EXERCISE REQUIREMENTS:
Produce an exact transcription of the listing below, omitting the pictures.

PROVIDED MATERIAL:
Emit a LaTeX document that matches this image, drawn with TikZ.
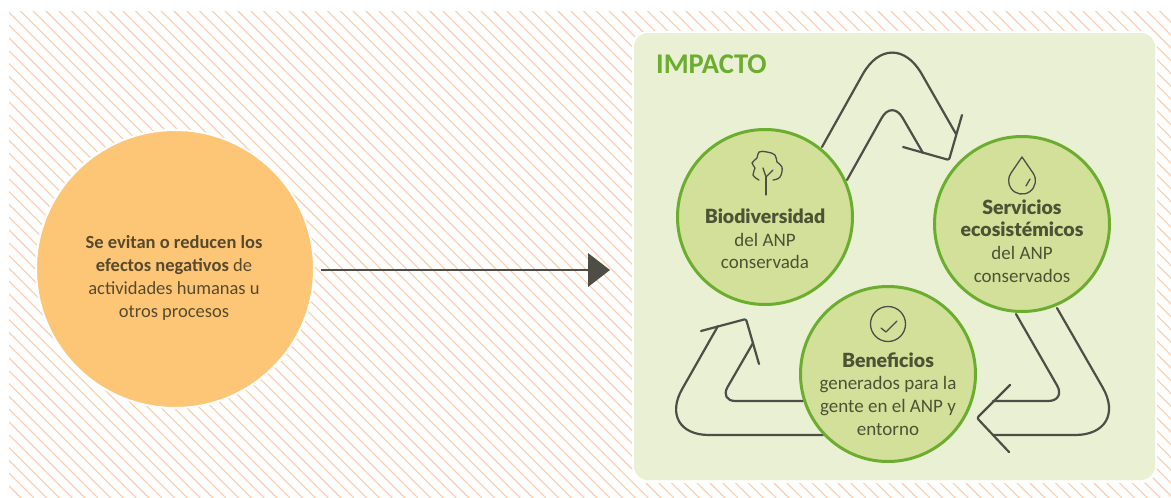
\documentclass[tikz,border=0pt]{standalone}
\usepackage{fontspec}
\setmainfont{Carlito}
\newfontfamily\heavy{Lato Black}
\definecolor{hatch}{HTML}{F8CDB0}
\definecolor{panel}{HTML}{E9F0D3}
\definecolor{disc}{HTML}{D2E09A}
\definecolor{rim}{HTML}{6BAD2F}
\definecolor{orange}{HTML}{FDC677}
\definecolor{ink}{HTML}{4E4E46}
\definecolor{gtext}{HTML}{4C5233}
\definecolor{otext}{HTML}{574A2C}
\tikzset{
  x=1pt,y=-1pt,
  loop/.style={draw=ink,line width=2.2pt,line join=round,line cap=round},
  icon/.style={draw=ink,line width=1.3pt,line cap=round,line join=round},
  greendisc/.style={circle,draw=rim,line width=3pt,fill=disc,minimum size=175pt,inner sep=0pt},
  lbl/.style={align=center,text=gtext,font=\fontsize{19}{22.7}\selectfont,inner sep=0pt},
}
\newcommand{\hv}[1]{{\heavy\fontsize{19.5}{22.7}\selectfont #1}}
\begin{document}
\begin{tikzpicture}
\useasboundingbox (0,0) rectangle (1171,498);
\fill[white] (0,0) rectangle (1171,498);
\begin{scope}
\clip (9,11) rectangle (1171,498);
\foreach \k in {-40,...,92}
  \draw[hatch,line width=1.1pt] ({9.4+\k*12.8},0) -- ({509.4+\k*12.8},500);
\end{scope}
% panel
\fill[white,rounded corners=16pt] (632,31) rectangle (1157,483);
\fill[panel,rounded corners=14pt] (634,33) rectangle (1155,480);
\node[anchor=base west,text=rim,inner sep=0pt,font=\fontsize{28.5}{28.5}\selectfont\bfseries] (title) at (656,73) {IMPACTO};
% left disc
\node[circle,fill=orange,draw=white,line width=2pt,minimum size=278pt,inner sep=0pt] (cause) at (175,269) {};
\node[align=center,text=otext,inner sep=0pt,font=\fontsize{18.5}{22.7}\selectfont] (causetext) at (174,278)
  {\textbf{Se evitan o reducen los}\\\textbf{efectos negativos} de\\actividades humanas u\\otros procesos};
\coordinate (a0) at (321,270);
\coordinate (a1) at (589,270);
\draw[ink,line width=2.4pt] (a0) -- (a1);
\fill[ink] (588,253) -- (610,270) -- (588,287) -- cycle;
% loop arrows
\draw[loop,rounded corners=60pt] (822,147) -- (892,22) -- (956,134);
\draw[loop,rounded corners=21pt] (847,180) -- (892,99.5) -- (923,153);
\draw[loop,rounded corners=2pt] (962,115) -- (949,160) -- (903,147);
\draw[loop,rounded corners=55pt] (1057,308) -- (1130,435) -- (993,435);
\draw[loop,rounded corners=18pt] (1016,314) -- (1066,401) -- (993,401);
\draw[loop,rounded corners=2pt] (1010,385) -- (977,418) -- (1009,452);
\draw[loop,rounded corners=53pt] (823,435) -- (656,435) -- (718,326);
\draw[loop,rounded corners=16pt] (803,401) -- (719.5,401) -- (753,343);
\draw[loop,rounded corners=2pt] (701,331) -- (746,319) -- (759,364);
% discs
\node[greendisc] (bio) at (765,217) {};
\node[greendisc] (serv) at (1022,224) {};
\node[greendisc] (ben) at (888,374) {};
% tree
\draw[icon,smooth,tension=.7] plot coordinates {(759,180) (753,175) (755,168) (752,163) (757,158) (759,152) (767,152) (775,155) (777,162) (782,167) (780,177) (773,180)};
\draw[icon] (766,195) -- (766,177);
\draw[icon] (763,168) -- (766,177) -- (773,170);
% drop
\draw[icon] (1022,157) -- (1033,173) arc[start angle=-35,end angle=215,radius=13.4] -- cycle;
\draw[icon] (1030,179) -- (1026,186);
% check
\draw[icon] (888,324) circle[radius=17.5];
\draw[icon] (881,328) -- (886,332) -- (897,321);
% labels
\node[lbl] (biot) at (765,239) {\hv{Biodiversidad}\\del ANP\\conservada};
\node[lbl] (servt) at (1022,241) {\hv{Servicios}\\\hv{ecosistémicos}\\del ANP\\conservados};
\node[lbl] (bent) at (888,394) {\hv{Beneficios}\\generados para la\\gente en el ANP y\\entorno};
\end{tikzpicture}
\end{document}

OUTPUT OF THE TASK:
Emit a LaTeX document that matches this image, drawn with TikZ.
\documentclass[tikz,border=0pt]{standalone}
\usepackage{fontspec}
\setmainfont{Carlito}
\newfontfamily\heavy{Lato Black}
\definecolor{hatch}{HTML}{F8CDB0}
\definecolor{panel}{HTML}{E9F0D3}
\definecolor{disc}{HTML}{D2E09A}
\definecolor{rim}{HTML}{6BAD2F}
\definecolor{orange}{HTML}{FDC677}
\definecolor{ink}{HTML}{4E4E46}
\definecolor{gtext}{HTML}{4C5233}
\definecolor{otext}{HTML}{574A2C}
\tikzset{
  x=1pt,y=-1pt,
  loop/.style={draw=ink,line width=2.2pt,line join=round,line cap=round},
  icon/.style={draw=ink,line width=1.3pt,line cap=round,line join=round},
  greendisc/.style={circle,draw=rim,line width=3pt,fill=disc,minimum size=175pt,inner sep=0pt},
  lbl/.style={align=center,text=gtext,font=\fontsize{19}{22.7}\selectfont,inner sep=0pt},
}
\newcommand{\hv}[1]{{\heavy\fontsize{19.5}{22.7}\selectfont #1}}
\begin{document}
\begin{tikzpicture}
\useasboundingbox (0,0) rectangle (1171,498);
\fill[white] (0,0) rectangle (1171,498);
\begin{scope}
\clip (9,11) rectangle (1171,498);
\foreach \k in {-40,...,92}
  \draw[hatch,line width=1.1pt] ({9.4+\k*12.8},0) -- ({509.4+\k*12.8},500);
\end{scope}
% panel
\fill[white,rounded corners=16pt] (632,31) rectangle (1157,483);
\fill[panel,rounded corners=14pt] (634,33) rectangle (1155,480);
\node[anchor=base west,text=rim,inner sep=0pt,font=\fontsize{28.5}{28.5}\selectfont\bfseries] (title) at (656,73) {IMPACTO};
% left disc
\node[circle,fill=orange,draw=white,line width=2pt,minimum size=278pt,inner sep=0pt] (cause) at (175,269) {};
\node[align=center,text=otext,inner sep=0pt,font=\fontsize{18.5}{22.7}\selectfont] (causetext) at (174,278)
  {\textbf{Se evitan o reducen los}\\\textbf{efectos negativos} de\\actividades humanas u\\otros procesos};
\coordinate (a0) at (321,270);
\coordinate (a1) at (589,270);
\draw[ink,line width=2.4pt] (a0) -- (a1);
\fill[ink] (588,253) -- (610,270) -- (588,287) -- cycle;
% loop arrows
\draw[loop,rounded corners=60pt] (822,147) -- (892,22) -- (956,134);
\draw[loop,rounded corners=21pt] (847,180) -- (892,99.5) -- (923,153);
\draw[loop,rounded corners=2pt] (962,115) -- (949,160) -- (903,147);
\draw[loop,rounded corners=55pt] (1057,308) -- (1130,435) -- (993,435);
\draw[loop,rounded corners=18pt] (1016,314) -- (1066,401) -- (993,401);
\draw[loop,rounded corners=2pt] (1010,385) -- (977,418) -- (1009,452);
\draw[loop,rounded corners=53pt] (823,435) -- (656,435) -- (718,326);
\draw[loop,rounded corners=16pt] (803,401) -- (719.5,401) -- (753,343);
\draw[loop,rounded corners=2pt] (701,331) -- (746,319) -- (759,364);
% discs
\node[greendisc] (bio) at (765,217) {};
\node[greendisc] (serv) at (1022,224) {};
\node[greendisc] (ben) at (888,374) {};
% tree
\draw[icon,smooth,tension=.7] plot coordinates {(759,180) (753,175) (755,168) (752,163) (757,158) (759,152) (767,152) (775,155) (777,162) (782,167) (780,177) (773,180)};
\draw[icon] (766,195) -- (766,177);
\draw[icon] (763,168) -- (766,177) -- (773,170);
% drop
\draw[icon] (1022,157) -- (1033,173) arc[start angle=-35,end angle=215,radius=13.4] -- cycle;
\draw[icon] (1030,179) -- (1026,186);
% check
\draw[icon] (888,324) circle[radius=17.5];
\draw[icon] (881,328) -- (886,332) -- (897,321);
% labels
\node[lbl] (biot) at (765,239) {\hv{Biodiversidad}\\del ANP\\conservada};
\node[lbl] (servt) at (1022,241) {\hv{Servicios}\\\hv{ecosistémicos}\\del ANP\\conservados};
\node[lbl] (bent) at (888,394) {\hv{Beneficios}\\generados para la\\gente en el ANP y\\entorno};
\end{tikzpicture}
\end{document}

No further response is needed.